Среди урок встречались люди незаурядные, одаренные, наделенные пылкой фантазией или необычайной памятью. Так, например, на «Водоразделе» летом 1937 года, когда мы были лишены книг, радио, газет и других мало-мальских крупиц культуры, утешением нашей небольшой, человек в шесть, компании был урка Сережа, влюбленный в Есенина и чуть ли не все стихи поэта знавший наизусть. На животе его было вытатуировано крупными буквами: СЕРГЕЙ ЕСЕНИН. Когда Сережа читал «Письмо к женщине», то в конце, после слов «Знакомый ваш…», неизменно трагическим жестом оголял живот и демонстрировал татуировку: Сергей Есенин.
Читал он хорошо, с выражением, со слезами на глазах.
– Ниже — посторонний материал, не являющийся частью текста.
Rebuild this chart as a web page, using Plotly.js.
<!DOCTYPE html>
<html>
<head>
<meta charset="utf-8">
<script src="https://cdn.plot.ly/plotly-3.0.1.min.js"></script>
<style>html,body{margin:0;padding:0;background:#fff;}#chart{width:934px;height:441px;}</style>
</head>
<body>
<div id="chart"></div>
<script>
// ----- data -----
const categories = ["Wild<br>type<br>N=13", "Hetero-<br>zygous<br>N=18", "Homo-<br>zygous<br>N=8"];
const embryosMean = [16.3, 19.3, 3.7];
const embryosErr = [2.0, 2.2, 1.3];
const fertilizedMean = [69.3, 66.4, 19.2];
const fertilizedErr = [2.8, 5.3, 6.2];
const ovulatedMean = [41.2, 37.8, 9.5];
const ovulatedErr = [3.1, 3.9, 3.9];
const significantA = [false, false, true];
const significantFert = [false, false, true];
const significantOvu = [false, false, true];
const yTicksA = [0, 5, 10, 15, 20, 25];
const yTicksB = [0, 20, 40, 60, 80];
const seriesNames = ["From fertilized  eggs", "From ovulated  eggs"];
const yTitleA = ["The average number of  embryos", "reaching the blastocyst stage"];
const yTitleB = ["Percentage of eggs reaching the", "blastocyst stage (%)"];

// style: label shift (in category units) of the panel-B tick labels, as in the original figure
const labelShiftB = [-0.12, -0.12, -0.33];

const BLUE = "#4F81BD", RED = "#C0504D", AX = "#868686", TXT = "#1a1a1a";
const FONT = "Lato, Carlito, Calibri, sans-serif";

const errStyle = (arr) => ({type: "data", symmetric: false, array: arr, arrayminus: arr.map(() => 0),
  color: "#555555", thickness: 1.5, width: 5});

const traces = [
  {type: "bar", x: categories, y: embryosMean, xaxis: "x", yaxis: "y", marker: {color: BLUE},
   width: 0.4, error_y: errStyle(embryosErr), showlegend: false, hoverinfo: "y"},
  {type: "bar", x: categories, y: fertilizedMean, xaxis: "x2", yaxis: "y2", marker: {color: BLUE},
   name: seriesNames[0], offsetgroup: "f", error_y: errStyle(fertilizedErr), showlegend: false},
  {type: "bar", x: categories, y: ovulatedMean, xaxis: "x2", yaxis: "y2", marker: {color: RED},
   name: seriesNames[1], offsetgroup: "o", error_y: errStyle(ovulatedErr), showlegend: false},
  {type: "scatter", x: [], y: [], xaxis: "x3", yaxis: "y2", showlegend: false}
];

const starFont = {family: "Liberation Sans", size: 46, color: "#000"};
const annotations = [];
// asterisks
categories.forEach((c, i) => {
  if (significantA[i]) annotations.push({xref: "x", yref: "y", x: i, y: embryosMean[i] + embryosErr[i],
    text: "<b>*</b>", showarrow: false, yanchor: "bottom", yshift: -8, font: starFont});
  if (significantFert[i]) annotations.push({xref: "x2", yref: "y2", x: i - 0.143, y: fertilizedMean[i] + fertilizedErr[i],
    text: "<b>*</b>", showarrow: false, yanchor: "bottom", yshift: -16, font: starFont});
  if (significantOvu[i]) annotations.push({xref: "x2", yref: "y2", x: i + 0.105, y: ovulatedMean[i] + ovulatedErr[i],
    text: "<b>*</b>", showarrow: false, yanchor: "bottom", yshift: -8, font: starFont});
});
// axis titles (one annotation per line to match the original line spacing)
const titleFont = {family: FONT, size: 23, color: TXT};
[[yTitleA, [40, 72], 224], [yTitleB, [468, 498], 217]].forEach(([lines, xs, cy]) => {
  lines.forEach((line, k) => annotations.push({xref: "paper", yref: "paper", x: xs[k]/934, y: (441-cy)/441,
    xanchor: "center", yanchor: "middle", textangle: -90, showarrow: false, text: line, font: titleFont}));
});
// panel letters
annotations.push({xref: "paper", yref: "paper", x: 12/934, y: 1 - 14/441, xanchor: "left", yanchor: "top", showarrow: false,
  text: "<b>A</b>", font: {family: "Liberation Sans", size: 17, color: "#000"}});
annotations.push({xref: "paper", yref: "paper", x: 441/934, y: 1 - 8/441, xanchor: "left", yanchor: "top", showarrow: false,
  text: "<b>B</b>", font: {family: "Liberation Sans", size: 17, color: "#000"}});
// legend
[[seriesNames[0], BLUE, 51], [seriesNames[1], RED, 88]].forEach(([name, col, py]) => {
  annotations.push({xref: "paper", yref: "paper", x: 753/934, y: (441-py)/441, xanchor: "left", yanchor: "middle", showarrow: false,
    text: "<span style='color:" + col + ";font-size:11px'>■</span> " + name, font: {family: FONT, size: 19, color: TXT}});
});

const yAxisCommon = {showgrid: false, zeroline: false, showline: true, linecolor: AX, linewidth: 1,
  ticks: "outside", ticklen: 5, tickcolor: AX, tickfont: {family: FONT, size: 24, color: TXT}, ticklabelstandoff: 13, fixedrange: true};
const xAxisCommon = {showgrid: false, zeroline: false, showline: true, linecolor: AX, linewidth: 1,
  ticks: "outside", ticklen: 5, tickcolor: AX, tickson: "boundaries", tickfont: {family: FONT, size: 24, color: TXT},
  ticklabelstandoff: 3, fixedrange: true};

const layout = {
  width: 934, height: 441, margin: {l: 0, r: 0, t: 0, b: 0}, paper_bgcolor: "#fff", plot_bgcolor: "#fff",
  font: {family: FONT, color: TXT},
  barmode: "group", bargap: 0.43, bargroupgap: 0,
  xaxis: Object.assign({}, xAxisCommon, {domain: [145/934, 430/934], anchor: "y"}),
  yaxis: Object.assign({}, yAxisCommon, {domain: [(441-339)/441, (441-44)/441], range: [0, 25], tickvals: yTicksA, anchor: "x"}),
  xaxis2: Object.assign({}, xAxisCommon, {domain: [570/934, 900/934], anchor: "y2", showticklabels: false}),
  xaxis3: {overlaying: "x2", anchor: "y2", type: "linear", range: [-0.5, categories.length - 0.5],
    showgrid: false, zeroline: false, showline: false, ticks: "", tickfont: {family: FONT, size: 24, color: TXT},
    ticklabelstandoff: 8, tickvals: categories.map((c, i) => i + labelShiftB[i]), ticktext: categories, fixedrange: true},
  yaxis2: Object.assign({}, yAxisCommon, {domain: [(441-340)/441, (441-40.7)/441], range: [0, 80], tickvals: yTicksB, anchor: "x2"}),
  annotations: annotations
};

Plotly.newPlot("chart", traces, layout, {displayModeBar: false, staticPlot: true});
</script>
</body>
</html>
Другой урка — одноглазый Степа — задушевно и проникновенно пел под гитару старинные русские романсы и арии из оперетт. Почти все отлично танцевали, а чечетку любили отбивать до самозабвения и хорошего чечеточника чуть ли не на руках носили. Недаром каждый вожак и коновод у них был первоклассным чечеточником. Впрочем, вожаки, конечно, были талантливыми организаторами и могли заставить «массу» делать что угодно. Их боялись и слушались беспрекословно все по тем же неписаным законам уголовного мира.